Administrative Tooling and Unit Testing

With the core logic in place, we need tools for operators. Rake tasks are the idiomatic Rails way to provide command-line utilities.

# lib/tasks/dead_letter_queue.rake
namespace :dead_letter_queue do
  desc "Process a batch of jobs from the Dead Letter Queue"
  task :process_batch, [:batch_size] => :environment do |_, args|
    batch_size = (args[:batch_size] || 100).to_i
    puts "Processing up to #{batch_size} jobs from the DLQ..."
    processed_count = DeadLetterProcessor.process_batch(batch_size: batch_size)
    puts "Completed. Processed #{processed_count} jobs."
  end

  desc "Purge old, resolved jobs from the Dead Letter Queue"
  task :purge_resolved, [:older_than_days] => :environment do |_, args|
    days = (args[:older_than_days] || 30).to_i
    cutoff_date = days.days.ago
    puts "Purging resolved DLQ jobs older than #{cutoff_date}..."
    deleted_count = DeadLetterJob.status_resolved.where('updated_at < ?', cutoff_date).delete_all
    puts "Completed. Purged #{deleted_count} jobs."
  end
end

These tasks can be run manually or scheduled via cron to automate the reprocessing and cleanup of the DLQ.

Finally, this critical infrastructure must be tested. We need to verify both the capture mechanism and the concurrent-safety of the processor.

# spec/jobs/application_job_spec.rb
require 'rails_helper'

class TestJob < ApplicationJob
  retry_on StandardError, attempts: 2

  def perform(*args)
    raise "Something went wrong"
  end
end

RSpec.describe ApplicationJob, type: :job do
  include ActiveJob::TestHelper

  it 'creates a DeadLetterJob after exhausting all retries' do
    job = TestJob.new('arg1', 'arg2')

    # Mock executions to simulate retry attempts
    allow(job).to receive(:executions).and_return(2)

    expect {
      perform_enqueued_jobs { job.perform_now }
    }.to raise_error("Something went wrong")
     .and change(DeadLetterJob, :count).by(1)

    dead_job = DeadLetterJob.last
    expect(dead_job.job_class).to eq('TestJob')
    expect(dead_job.error_class).to eq('RuntimeError')
    expect(dead_job.status).to eq('failed')
  end

  it 'does not create a DeadLetterJob before exhausting retries' do
    job = TestJob.new('arg1', 'arg2')
    allow(job).to receive(:executions).and_return(1)

    expect {
      perform_enqueued_jobs { job.perform_now }
    }.to raise_error("Something went wrong")
     .and change(DeadLetterJob, :count).by(0)
  end
end

# spec/services/dead_letter_processor_spec.rb
RSpec.describe DeadLetterProcessor do
  # ... setup code to create a failed DeadLetterJob ...
  let!(:dead_job) {
    DeadLetterJob.create!(
      job_id: SecureRandom.uuid,
      job_class: 'TestJob',
      arguments: ['arg1'].to_json,
      error_class: 'StandardError',
      failed_at: 1.hour.ago
    )
  }

  it 're-enqueues a failed job and marks it as resolved' do
    expect(TestJob).to receive(:perform_later).with('arg1')

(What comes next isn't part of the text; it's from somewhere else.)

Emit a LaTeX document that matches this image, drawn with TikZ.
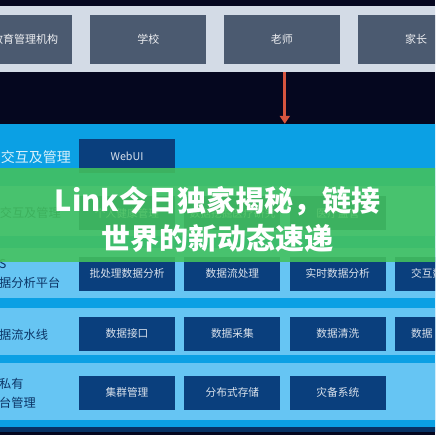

    processed_count = DeadLetterProcessor.process_batch(batch_size: 10)

    expect(processed_count).to eq(1)
    expect(dead_job.reload.status_resolved?).to be true
  end

  # Testing the SKIP LOCKED behavior directly is complex, but we can test
  # the finder method to ensure it's using the correct locking clause.
  it 'uses FOR UPDATE SKIP LOCKED to find jobs' do
    expect(DeadLetterJob).to receive(:lock).with('FOR UPDATE SKIP LOCKED').and_call_original
    DeadLetterProcessor.process_batch(batch_size: 10)
  end
end

This database-backed DLQ is now a core part of our application’s resilience strategy. It required no new infrastructure, leverages the transactional safety of our primary data store, and provides a robust, concurrent-safe mechanism for handling catastrophic job failures.

However, this architecture is not without its trade-offs. The primary limitation is that it couples the health of our background job processing system to the primary application database. A very high rate of job failures could generate significant write load on the dead_letter_jobs table, potentially impacting application performance. At a certain scale—perhaps thousands of failures per minute—the overhead of database connections, row locking, and transaction logs would necessitate a move to a dedicated message-oriented middleware. Furthermore, this approach lacks the advanced routing, filtering, and observability features found in systems like RabbitMQ or Kafka. For now, it represents a pragmatic and powerful engineering compromise.